**Given material**
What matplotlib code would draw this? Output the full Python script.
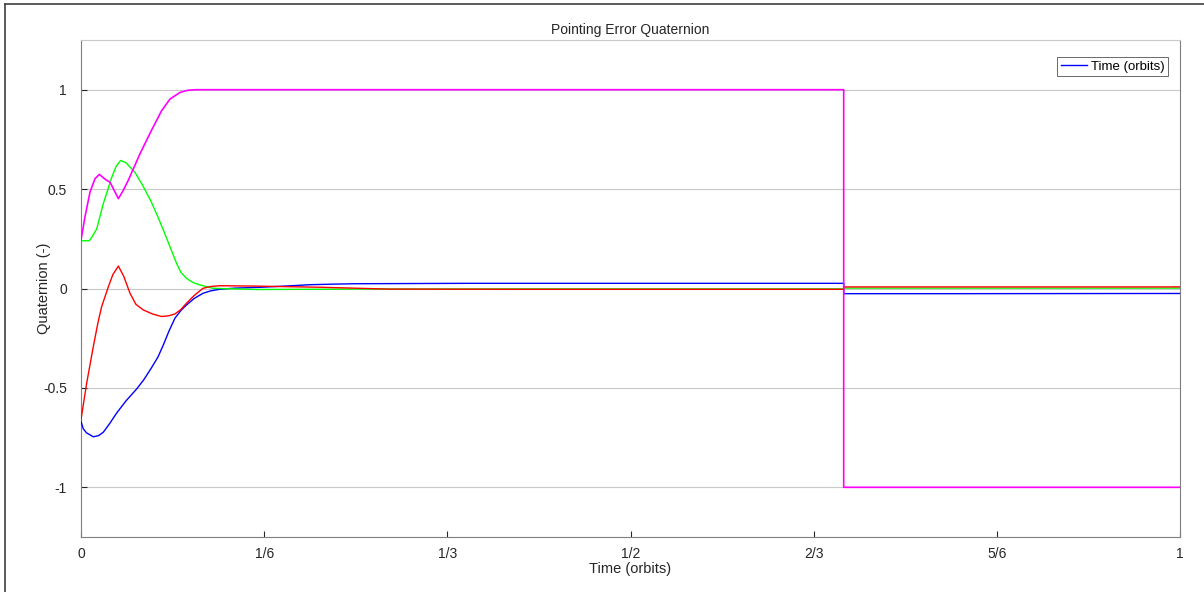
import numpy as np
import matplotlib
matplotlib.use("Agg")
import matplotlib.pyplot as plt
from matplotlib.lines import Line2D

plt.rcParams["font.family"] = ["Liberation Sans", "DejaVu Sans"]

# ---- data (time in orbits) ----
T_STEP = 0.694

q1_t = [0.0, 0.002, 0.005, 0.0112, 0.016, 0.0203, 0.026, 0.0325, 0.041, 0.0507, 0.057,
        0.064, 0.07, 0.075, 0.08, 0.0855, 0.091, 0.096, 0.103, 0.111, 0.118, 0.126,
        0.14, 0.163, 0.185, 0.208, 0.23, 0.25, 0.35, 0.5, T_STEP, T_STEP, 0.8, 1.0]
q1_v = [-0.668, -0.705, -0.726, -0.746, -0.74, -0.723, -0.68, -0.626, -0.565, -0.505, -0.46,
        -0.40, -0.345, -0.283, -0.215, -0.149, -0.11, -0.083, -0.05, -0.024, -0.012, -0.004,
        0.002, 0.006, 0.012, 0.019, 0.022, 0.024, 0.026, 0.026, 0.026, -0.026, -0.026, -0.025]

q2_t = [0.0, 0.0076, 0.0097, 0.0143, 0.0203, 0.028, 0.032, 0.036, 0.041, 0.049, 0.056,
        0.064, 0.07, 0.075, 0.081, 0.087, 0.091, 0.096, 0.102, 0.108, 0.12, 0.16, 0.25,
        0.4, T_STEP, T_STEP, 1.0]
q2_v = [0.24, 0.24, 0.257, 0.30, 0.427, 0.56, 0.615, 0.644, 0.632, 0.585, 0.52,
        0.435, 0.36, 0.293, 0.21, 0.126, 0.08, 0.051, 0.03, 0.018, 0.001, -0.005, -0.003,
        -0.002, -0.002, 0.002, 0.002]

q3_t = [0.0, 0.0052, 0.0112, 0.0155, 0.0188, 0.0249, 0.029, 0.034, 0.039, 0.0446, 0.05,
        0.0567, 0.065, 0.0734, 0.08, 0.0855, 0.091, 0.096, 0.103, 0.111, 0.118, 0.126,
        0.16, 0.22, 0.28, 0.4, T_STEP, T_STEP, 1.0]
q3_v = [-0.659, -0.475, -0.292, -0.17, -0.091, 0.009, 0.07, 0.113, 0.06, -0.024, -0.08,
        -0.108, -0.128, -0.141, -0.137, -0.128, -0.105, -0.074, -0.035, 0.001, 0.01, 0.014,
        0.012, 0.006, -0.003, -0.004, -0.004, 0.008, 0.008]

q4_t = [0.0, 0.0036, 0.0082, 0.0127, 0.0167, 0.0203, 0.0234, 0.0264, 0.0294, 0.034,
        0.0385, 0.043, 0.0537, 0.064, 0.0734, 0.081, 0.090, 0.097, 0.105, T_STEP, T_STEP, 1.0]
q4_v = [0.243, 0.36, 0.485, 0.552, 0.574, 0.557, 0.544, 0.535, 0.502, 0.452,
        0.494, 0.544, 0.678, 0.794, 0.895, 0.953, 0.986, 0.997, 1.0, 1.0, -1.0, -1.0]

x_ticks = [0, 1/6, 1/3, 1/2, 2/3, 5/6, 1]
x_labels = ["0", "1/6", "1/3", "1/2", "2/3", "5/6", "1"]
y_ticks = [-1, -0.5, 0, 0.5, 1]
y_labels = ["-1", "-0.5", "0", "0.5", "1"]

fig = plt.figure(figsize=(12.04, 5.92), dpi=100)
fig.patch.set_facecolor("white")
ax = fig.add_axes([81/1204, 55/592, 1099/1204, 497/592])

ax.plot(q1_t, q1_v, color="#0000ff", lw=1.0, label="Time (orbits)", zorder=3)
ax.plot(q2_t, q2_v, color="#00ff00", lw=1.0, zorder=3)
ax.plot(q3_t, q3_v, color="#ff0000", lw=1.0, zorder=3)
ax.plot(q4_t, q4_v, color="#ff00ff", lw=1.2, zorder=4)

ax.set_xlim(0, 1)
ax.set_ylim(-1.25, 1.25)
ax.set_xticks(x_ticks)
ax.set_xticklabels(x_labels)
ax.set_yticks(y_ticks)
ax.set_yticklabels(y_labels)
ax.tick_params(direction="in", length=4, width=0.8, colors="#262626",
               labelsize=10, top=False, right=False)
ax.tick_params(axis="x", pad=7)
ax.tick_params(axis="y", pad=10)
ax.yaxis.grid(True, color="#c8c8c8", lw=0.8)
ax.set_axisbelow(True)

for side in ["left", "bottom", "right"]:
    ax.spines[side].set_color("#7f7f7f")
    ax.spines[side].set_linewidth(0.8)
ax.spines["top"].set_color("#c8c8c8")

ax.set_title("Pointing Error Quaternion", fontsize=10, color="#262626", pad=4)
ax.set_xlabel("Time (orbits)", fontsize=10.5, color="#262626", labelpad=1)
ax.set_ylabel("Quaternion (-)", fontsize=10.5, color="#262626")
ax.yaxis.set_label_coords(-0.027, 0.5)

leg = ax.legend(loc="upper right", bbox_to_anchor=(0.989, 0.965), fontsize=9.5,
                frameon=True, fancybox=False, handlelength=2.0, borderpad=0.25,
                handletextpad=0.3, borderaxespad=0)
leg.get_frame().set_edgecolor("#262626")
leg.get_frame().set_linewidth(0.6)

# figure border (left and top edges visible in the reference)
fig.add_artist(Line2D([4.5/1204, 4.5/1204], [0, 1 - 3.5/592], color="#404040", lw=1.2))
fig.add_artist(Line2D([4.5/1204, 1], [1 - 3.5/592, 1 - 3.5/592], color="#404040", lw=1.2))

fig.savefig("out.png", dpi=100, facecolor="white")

**Task details**
Repeat, with no pictures, each line from the beginning of the data through the line containing "0.012, 0.006, -0.003, -0.004, -0.004, 0.008, 0.008]", inclusive.

**Answer for the task**
What matplotlib code would draw this? Output the full Python script.
import numpy as np
import matplotlib
matplotlib.use("Agg")
import matplotlib.pyplot as plt
from matplotlib.lines import Line2D

plt.rcParams["font.family"] = ["Liberation Sans", "DejaVu Sans"]

# ---- data (time in orbits) ----
T_STEP = 0.694

q1_t = [0.0, 0.002, 0.005, 0.0112, 0.016, 0.0203, 0.026, 0.0325, 0.041, 0.0507, 0.057,
        0.064, 0.07, 0.075, 0.08, 0.0855, 0.091, 0.096, 0.103, 0.111, 0.118, 0.126,
        0.14, 0.163, 0.185, 0.208, 0.23, 0.25, 0.35, 0.5, T_STEP, T_STEP, 0.8, 1.0]
q1_v = [-0.668, -0.705, -0.726, -0.746, -0.74, -0.723, -0.68, -0.626, -0.565, -0.505, -0.46,
        -0.40, -0.345, -0.283, -0.215, -0.149, -0.11, -0.083, -0.05, -0.024, -0.012, -0.004,
        0.002, 0.006, 0.012, 0.019, 0.022, 0.024, 0.026, 0.026, 0.026, -0.026, -0.026, -0.025]

q2_t = [0.0, 0.0076, 0.0097, 0.0143, 0.0203, 0.028, 0.032, 0.036, 0.041, 0.049, 0.056,
        0.064, 0.07, 0.075, 0.081, 0.087, 0.091, 0.096, 0.102, 0.108, 0.12, 0.16, 0.25,
        0.4, T_STEP, T_STEP, 1.0]
q2_v = [0.24, 0.24, 0.257, 0.30, 0.427, 0.56, 0.615, 0.644, 0.632, 0.585, 0.52,
        0.435, 0.36, 0.293, 0.21, 0.126, 0.08, 0.051, 0.03, 0.018, 0.001, -0.005, -0.003,
        -0.002, -0.002, 0.002, 0.002]

q3_t = [0.0, 0.0052, 0.0112, 0.0155, 0.0188, 0.0249, 0.029, 0.034, 0.039, 0.0446, 0.05,
        0.0567, 0.065, 0.0734, 0.08, 0.0855, 0.091, 0.096, 0.103, 0.111, 0.118, 0.126,
        0.16, 0.22, 0.28, 0.4, T_STEP, T_STEP, 1.0]
q3_v = [-0.659, -0.475, -0.292, -0.17, -0.091, 0.009, 0.07, 0.113, 0.06, -0.024, -0.08,
        -0.108, -0.128, -0.141, -0.137, -0.128, -0.105, -0.074, -0.035, 0.001, 0.01, 0.014,
        0.012, 0.006, -0.003, -0.004, -0.004, 0.008, 0.008]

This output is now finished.